While ImPRovE will analyse the position of a number of vulnerable groups in European societies (WP 1, WP 5 and WP 6), this WP focuses specifically on Roma. The reason for this particular attention is twofold:
- First, living conditions are appreciably worse for Roma than for the majority population in their home countries.
- Furthermore, the European Union and in particular the European Commission have developed a number of policy processes that aim to promote integration of Roma (e.g. EU Decade of Roma Inclusion 2005-2015, EU Framework for National Roma Integration Strategies, European Platform for Roma inclusion, EU Roma network and the bi-annual Roma summits).
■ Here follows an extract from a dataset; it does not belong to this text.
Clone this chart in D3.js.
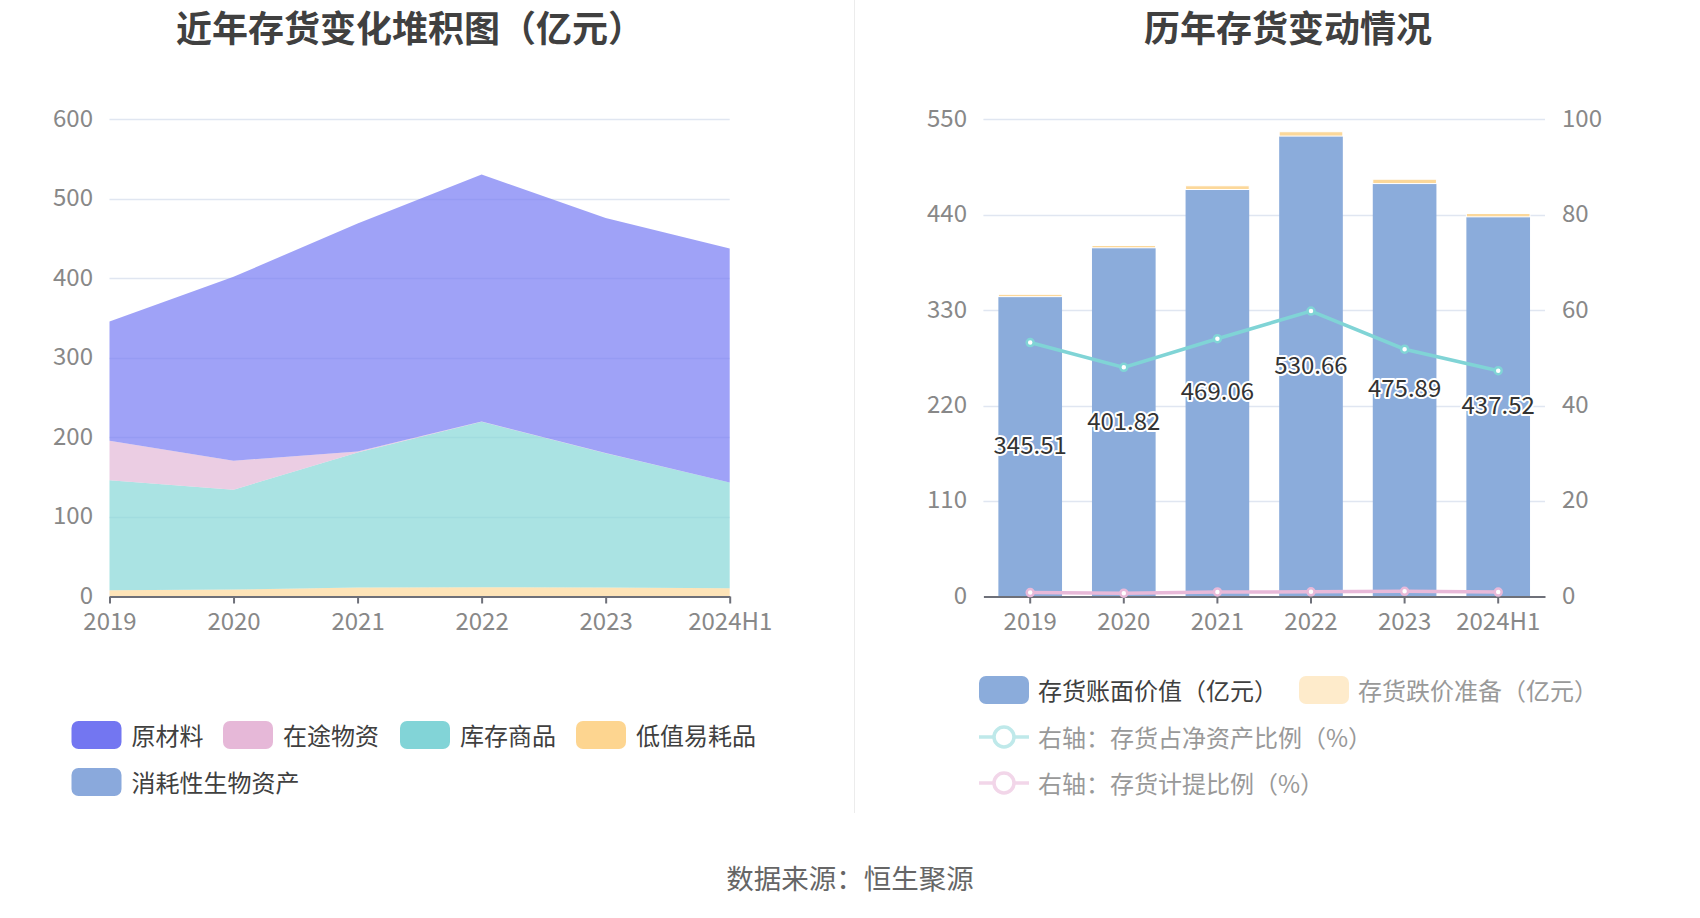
<!DOCTYPE html>
<html><head><meta charset="utf-8">
<script src="https://cdn.jsdelivr.net/npm/d3@7"></script>
<style>
html,body{margin:0;padding:0;background:#fff;}
svg{display:block;font-family:"Noto Sans CJK SC","Noto Sans",sans-serif;}
</style></head>
<body>
<svg id="c" width="1700" height="918"></svg>
<script>
// ---------- data ----------
const years = ["2019", "2020", "2021", "2022", "2023", "2024H1"];
// left stacked area (亿元)
const rawMaterial = [149.81, 231.22, 287.06, 310.76, 295.59, 294.22]; // 原材料
const inTransit   = [49.7, 36.6, 1.0, 0.3, 0.3, 0.3];                   // 在途物资
const goods       = [138.3, 125.5, 170.0, 208.1, 169.0, 133.0];         // 库存商品
const lowValue    = [7.7, 8.5, 11.0, 11.5, 11.0, 10.0];                 // 低值易耗品
const bioAssets   = [0, 0, 0, 0, 0, 0];                                 // 消耗性生物资产
const leftTicks = [0, 100, 200, 300, 400, 500, 600];
// right combo
const bookValue = [345.51, 401.82, 469.06, 530.66, 475.89, 437.52];    // 存货账面价值
const provision = [2.7, 2.7, 4.3, 5.0, 5.0, 3.9];                       // 存货跌价准备
const invToNetAssets = [53.2, 48.0, 54.0, 59.8, 51.8, 47.3];           // 存货占净资产比例 %
const provisionRatio = [0.78, 0.66, 0.91, 0.94, 1.04, 0.88];           // 存货计提比例 %
const rightLeftTicks = [0, 110, 220, 330, 440, 550];
const rightRightTicks = [0, 20, 40, 60, 80, 100];

const areaSeries = [
  {name: "原材料", values: rawMaterial, color: "#767af4", legend: "#7376f1"},
  {name: "在途物资", values: inTransit, color: "#e3b8d7", legend: "#e6b8d8"},
  {name: "库存商品", values: goods, color: "#86d7d7", legend: "#82d4d7"},
  {name: "低值易耗品", values: lowValue, color: "#fed99a", legend: "#fdd590"},
  {name: "消耗性生物资产", values: bioAssets, color: "#8aa9dc", legend: "#8aa9dc"}
];

const svg = d3.select("#c");
const tickColor = "#888";
const gridColor = "#e0e6f1";
const axisColor = "#6e7079";
const lift = -3; // text baseline correction

// ---------- titles ----------
svg.append("text").attr("x", 410).attr("y", 26).attr("text-anchor", "middle")
  .attr("dominant-baseline", "central").attr("font-size", 36).attr("font-weight", "bold")
  .attr("fill", "#404040").text("近年存货变化堆积图（亿元）");
svg.append("text").attr("x", 1288).attr("y", 26).attr("text-anchor", "middle")
  .attr("dominant-baseline", "central").attr("font-size", 36).attr("font-weight", "bold")
  .attr("fill", "#404040").text("历年存货变动情况");

// divider
svg.append("line").attr("x1", 854.5).attr("x2", 854.5).attr("y1", 0).attr("y2", 813)
  .attr("stroke", "#ececec").attr("stroke-width", 1);

// ---------- left chart ----------
const xL = d3.scalePoint().domain(years).range([109.5, 729.7]);
const yL = d3.scaleLinear().domain([0, 600]).range([596.3, 119.3]);

const gL = svg.append("g");
gL.append("g").selectAll("line").data(leftTicks.filter(d => d > 0)).join("line")
  .attr("x1", xL.range()[0]).attr("x2", xL.range()[1])
  .attr("y1", d => Math.round(yL(d)) + 0.5).attr("y2", d => Math.round(yL(d)) + 0.5)
  .attr("stroke", gridColor).attr("stroke-width", 1.5);

// stacked areas (bottom to top)
const stackOrder = [...areaSeries].reverse();
const tableRows = years.map((y, i) => {
  const r = {year: y};
  areaSeries.forEach(s => r[s.name] = s.values[i]);
  return r;
});
const stack = d3.stack().keys(stackOrder.map(s => s.name));
const stacked = stack(tableRows);
const area = d3.area().x(d => xL(d.data.year)).y0(d => yL(d[0])).y1(d => yL(d[1]));
gL.append("g").selectAll("path").data(stacked).join("path")
  .attr("d", area)
  .attr("fill", (d, i) => stackOrder[i].color)
  .attr("fill-opacity", 0.7);

gL.append("g").selectAll("text").data(leftTicks).join("text")
  .attr("x", 93).attr("y", d => yL(d) + lift).attr("text-anchor", "end")
  .attr("dominant-baseline", "central").attr("font-size", 24).attr("fill", tickColor)
  .text(d => d);
const xAxisL = gL.append("g").attr("transform", `translate(0,${Math.round(yL(0)) + 0.5})`)
  .call(d3.axisBottom(xL).tickSize(7).tickPadding(8).tickSizeOuter(0));
xAxisL.select(".domain").attr("stroke", axisColor).attr("stroke-width", 2);
xAxisL.selectAll(".tick line").attr("stroke", axisColor).attr("stroke-width", 2);
xAxisL.selectAll(".tick text").attr("font-size", 24).attr("fill", tickColor)
  .attr("font-family", "Noto Sans CJK SC").attr("dy", "0.75em");

// left legend
const legL = [
  {s: areaSeries[0], x: 71.5, y: 735},
  {s: areaSeries[1], x: 223, y: 735},
  {s: areaSeries[2], x: 400, y: 735},
  {s: areaSeries[3], x: 576, y: 735},
  {s: areaSeries[4], x: 71.5, y: 782}
];
const lg = svg.append("g").selectAll("g").data(legL).join("g")
  .attr("transform", d => `translate(${d.x},${d.y})`);
lg.append("rect").attr("x", 0).attr("y", -14).attr("width", 50).attr("height", 28)
  .attr("rx", 7).attr("fill", d => d.s.legend);
lg.append("text").attr("x", 60).attr("y", -1).attr("dominant-baseline", "central")
  .attr("font-size", 24).attr("fill", "#404040").text(d => d.s.name);

// ---------- right chart ----------
const xR = d3.scaleBand().domain(years).range([983.4, 1545]).paddingInner(0.32).paddingOuter(0.16);
const yRL = d3.scaleLinear().domain([0, 550]).range([596.3, 119.3]);
const yRR = d3.scaleLinear().domain([0, 100]).range([596.3, 119.3]);
const gR = svg.append("g");

gR.append("g").selectAll("line").data(rightLeftTicks.filter(d => d > 0)).join("line")
  .attr("x1", 983.4).attr("x2", 1545)
  .attr("y1", d => Math.round(yRL(d)) + 0.5).attr("y2", d => Math.round(yRL(d)) + 0.5)
  .attr("stroke", gridColor).attr("stroke-width", 1.5);

gR.append("g").selectAll("rect").data(years).join("rect")
  .attr("x", d => xR(d)).attr("width", xR.bandwidth())
  .attr("y", (d, i) => yRL(bookValue[i])).attr("height", (d, i) => yRL(0) - yRL(bookValue[i]))
  .attr("fill", "#8bacdb");
gR.append("g").selectAll("rect").data(years).join("rect")
  .attr("x", d => xR(d)).attr("width", xR.bandwidth())
  .attr("y", (d, i) => yRL(bookValue[i] + provision[i]))
  .attr("height", (d, i) => yRL(bookValue[i]) - yRL(bookValue[i] + provision[i]))
  .attr("fill", "#fcd89a").attr("stroke", "#fff").attr("stroke-width", 1);

gR.append("g").selectAll("text").data(rightLeftTicks).join("text")
  .attr("x", 967).attr("y", d => yRL(d) + lift).attr("text-anchor", "end")
  .attr("dominant-baseline", "central").attr("font-size", 24).attr("fill", tickColor)
  .text(d => d);
gR.append("g").selectAll("text").data(rightRightTicks).join("text")
  .attr("x", 1562).attr("y", d => yRR(d) + lift).attr("text-anchor", "start")
  .attr("dominant-baseline", "central").attr("font-size", 24).attr("fill", tickColor)
  .text(d => d);

const xAxisR = gR.append("g").attr("transform", `translate(0,${Math.round(yRL(0)) + 0.5})`)
  .call(d3.axisBottom(xR).tickSize(7).tickPadding(8).tickSizeOuter(0));
xAxisR.select(".domain").attr("stroke", axisColor).attr("stroke-width", 2);
xAxisR.selectAll(".tick line").attr("stroke", axisColor).attr("stroke-width", 2);
xAxisR.selectAll(".tick text").attr("font-size", 24).attr("fill", tickColor)
  .attr("font-family", "Noto Sans CJK SC").attr("dy", "0.75em");

const cx = d => xR(d) + xR.bandwidth() / 2;
function drawLine(vals, color) {
  const line = d3.line().x((d, i) => cx(years[i])).y(d => yRR(d));
  gR.append("path").datum(vals).attr("d", line).attr("fill", "none")
    .attr("stroke", color).attr("stroke-width", 3.5);
  gR.append("g").selectAll("circle").data(vals).join("circle")
    .attr("cx", (d, i) => cx(years[i])).attr("cy", d => yRR(d)).attr("r", 3.5)
    .attr("fill", "#fff").attr("stroke", color).attr("stroke-width", 2.5);
}
drawLine(provisionRatio, "#e8b9d9");
drawLine(invToNetAssets, "#80d4d6");

gR.append("g").selectAll("text").data(years).join("text")
  .attr("x", d => cx(d)).attr("y", (d, i) => yRL(bookValue[i] / 2) + lift)
  .attr("text-anchor", "middle").attr("dominant-baseline", "central")
  .attr("font-size", 24).attr("fill", "#333")
  .attr("stroke", "#fff").attr("stroke-width", 4).attr("stroke-linejoin", "round")
  .attr("paint-order", "stroke")
  .text((d, i) => bookValue[i].toFixed(2));

// right legend
const legR = svg.append("g");
function rectItem(x, y, fill, label, tc) {
  const g = legR.append("g").attr("transform", `translate(${x},${y})`);
  g.append("rect").attr("x", 0).attr("y", -14).attr("width", 50).attr("height", 28)
    .attr("rx", 7).attr("fill", fill);
  g.append("text").attr("x", 59).attr("y", -1).attr("dominant-baseline", "central")
    .attr("font-size", 24).attr("fill", tc).text(label);
}
function lineItem(x, y, color, label, tc) {
  const g = legR.append("g").attr("transform", `translate(${x},${y})`);
  g.append("line").attr("x1", 0).attr("x2", 50).attr("y1", 0).attr("y2", 0)
    .attr("stroke", color).attr("stroke-width", 3.5);
  g.append("circle").attr("cx", 25).attr("cy", 0).attr("r", 10)
    .attr("fill", "#fff").attr("stroke", color).attr("stroke-width", 3.5);
  g.append("text").attr("x", 59).attr("y", -1).attr("dominant-baseline", "central")
    .attr("font-size", 24).attr("fill", tc).text(label);
}
rectItem(979, 690, "#8bacdb", "存货账面价值（亿元）", "#404040");
rectItem(1299, 690, "#feebcb", "存货跌价准备（亿元）", "#999");
lineItem(979, 737, "#bfe9ea", "右轴：存货占净资产比例（%）", "#999");
lineItem(979, 783, "#f2d6e9", "右轴：存货计提比例（%）", "#999");

// footer
svg.append("text").attr("x", 850).attr("y", 877).attr("text-anchor", "middle")
  .attr("dominant-baseline", "central").attr("font-size", 27.5).attr("fill", "#666")
  .text("数据来源：恒生聚源");
</script>
</body></html>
A number of mutually reinforcing factors contribute to the disadvantages faced by Roma. School segregation and discrimination in all major domains of life lead to a lack of education and jobs, which in turn to lead poverty, poor health and high mortality rates. The effect of a number of targeted policy measures and programmes in recent years appears to have been minimal.
The main aim of this work package is to first map the situation of Roma based on empirical data and second to provide an overview of comprehensive programmes on Roma social inclusion. The everyday experience of multiple disadvantages of Roma cannot easily be examined in systematic ways by means of statistical data. There are few country-specific (let alone cross-country comparable) data sources available which can be used for this purpose. Still, among the various available sources, two recent cross-country data collections are essential; both the FRA Roma pilot survey and the World Bank/ UNDP/EC Roma regional survey were carried out in 2011 and intended for publication in 2012. Besides these the United Nations Development Programme (UNDP) provides the most appropriate database. In 2004, UNDP compiled the largest set of data ever gathered on Roma entitled Vulnerable Groups in Central and South Eastern Europe.
The work package will build primarily on these datasets to develop a better understanding of the multiple disadvantages faced by Roma, extending the scope of the analysis over the whole European Union. Moreover, the work package will complement this analysis by collecting information on policy measures as we are studying comprehensive inclusion programmes targeting the Roma and vulnerable population in six member states where Roma are living in large numbers.
A final report will synthesise these findings and draw out lessons for socially innovative policies. Our work will reflect on the ongoing work related to the thematic work package within the NEUJOBS FP7 project. During the implementation phase, mutual information of partners as well as joint dissemination actions will be initiated.